Material =
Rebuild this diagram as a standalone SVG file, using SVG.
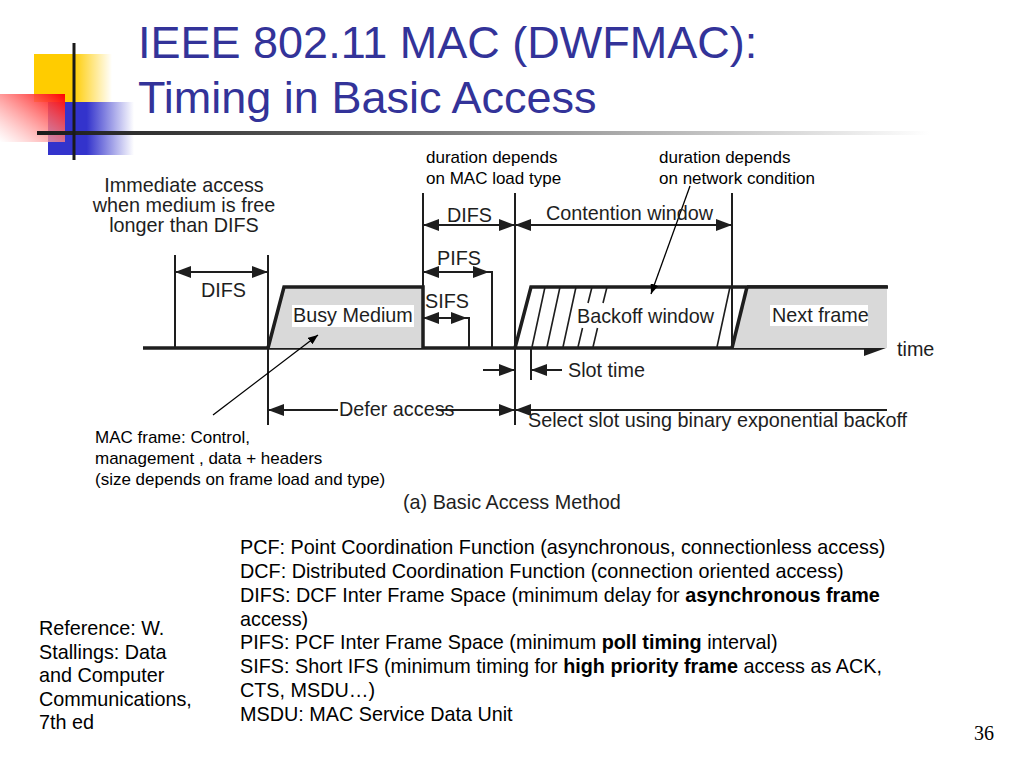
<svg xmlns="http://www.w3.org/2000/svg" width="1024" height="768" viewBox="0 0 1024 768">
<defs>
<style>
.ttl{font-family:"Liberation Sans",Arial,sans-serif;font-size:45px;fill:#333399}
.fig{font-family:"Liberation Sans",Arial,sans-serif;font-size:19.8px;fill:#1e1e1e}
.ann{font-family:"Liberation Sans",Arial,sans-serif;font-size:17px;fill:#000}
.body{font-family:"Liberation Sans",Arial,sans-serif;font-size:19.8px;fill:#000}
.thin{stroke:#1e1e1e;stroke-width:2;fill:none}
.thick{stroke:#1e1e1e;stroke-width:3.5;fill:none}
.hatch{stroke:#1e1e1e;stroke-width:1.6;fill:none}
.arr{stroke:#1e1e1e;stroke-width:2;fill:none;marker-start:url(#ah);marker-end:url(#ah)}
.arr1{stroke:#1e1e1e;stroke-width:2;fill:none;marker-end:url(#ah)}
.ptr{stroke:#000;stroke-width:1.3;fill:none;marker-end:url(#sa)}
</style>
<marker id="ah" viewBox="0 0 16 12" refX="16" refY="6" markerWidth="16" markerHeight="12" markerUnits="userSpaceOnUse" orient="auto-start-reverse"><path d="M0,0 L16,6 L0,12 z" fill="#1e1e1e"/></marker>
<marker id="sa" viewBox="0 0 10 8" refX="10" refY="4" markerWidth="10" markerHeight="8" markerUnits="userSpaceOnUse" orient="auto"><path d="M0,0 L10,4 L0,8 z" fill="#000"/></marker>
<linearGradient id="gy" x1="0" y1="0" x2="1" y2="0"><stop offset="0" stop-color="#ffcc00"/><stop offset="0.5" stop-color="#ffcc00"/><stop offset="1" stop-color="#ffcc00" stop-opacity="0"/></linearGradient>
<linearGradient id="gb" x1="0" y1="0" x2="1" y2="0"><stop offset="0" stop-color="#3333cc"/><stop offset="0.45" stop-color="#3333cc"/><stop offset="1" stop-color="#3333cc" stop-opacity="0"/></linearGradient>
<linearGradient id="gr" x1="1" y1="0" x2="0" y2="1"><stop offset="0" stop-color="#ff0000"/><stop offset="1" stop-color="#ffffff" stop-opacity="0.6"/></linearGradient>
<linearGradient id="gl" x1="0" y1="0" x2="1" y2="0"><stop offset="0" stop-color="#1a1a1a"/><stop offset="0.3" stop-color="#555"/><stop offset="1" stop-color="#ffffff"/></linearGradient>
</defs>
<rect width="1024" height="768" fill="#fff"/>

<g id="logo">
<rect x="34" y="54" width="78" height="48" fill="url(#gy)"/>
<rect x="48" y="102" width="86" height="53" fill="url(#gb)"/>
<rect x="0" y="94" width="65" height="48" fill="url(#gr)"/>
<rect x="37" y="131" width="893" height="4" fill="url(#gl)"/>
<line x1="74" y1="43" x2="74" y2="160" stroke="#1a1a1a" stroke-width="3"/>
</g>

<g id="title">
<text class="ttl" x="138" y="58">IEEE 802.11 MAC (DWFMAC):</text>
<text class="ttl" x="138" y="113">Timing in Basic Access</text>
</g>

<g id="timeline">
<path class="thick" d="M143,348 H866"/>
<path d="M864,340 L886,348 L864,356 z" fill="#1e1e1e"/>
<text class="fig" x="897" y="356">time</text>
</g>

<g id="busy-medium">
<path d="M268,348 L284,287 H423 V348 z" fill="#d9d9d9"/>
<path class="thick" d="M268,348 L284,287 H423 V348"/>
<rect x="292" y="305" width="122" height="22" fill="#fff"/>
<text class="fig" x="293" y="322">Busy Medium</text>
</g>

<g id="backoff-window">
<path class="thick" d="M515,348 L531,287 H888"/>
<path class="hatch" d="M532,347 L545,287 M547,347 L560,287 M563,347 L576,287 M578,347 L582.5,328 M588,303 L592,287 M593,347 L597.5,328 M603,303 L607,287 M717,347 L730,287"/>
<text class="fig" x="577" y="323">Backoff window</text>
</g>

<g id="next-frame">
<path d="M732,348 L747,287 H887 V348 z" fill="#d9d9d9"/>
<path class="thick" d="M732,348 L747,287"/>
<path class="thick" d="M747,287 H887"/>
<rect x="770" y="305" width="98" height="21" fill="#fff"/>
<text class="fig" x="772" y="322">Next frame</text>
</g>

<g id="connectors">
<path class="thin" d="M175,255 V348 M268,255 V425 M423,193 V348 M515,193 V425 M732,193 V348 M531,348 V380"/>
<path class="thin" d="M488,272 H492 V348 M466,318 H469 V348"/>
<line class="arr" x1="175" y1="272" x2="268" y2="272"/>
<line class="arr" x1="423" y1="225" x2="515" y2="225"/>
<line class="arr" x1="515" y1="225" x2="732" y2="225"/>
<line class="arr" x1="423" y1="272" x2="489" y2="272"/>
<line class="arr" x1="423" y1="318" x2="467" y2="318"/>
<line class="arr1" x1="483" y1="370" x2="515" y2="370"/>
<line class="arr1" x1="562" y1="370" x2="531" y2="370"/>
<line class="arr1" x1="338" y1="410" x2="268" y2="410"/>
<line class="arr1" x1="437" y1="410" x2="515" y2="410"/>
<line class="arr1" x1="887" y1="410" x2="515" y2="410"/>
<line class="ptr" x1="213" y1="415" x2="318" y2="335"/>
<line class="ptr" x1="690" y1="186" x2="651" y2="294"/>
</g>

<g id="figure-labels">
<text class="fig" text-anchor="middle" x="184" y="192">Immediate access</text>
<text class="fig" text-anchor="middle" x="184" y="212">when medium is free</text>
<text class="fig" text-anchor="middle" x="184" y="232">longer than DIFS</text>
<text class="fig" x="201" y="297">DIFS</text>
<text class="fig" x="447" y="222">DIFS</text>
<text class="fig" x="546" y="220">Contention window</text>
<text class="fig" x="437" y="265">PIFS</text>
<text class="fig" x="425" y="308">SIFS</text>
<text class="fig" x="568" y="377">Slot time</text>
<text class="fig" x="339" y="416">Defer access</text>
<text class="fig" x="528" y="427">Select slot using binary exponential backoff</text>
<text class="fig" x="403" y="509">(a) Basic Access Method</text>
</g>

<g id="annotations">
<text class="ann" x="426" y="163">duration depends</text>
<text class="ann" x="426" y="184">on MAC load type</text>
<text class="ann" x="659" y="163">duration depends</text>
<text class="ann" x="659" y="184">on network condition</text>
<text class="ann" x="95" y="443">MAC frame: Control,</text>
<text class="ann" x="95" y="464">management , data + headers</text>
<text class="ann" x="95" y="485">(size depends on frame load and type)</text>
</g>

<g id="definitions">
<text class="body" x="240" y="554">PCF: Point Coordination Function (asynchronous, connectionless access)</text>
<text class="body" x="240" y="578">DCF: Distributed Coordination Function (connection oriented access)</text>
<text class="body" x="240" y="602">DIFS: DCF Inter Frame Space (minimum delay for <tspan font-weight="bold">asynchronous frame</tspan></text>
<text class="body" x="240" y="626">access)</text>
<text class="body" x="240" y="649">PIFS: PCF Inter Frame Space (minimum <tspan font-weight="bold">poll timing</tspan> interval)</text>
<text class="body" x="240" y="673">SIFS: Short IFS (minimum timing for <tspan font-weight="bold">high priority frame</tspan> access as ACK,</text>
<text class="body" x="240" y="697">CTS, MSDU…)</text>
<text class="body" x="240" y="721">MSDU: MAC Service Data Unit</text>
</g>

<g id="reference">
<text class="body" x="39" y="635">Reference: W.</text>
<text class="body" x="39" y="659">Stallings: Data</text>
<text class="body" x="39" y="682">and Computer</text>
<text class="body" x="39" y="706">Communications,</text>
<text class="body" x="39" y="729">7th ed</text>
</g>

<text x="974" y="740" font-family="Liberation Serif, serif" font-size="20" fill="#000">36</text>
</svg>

Stated task =
Pick out the lines containing the string "using" and show them.

Expected output =
Rebuild this diagram as a standalone SVG file, using SVG.
<text class="fig" x="528" y="427">Select slot using binary exponential backoff</text>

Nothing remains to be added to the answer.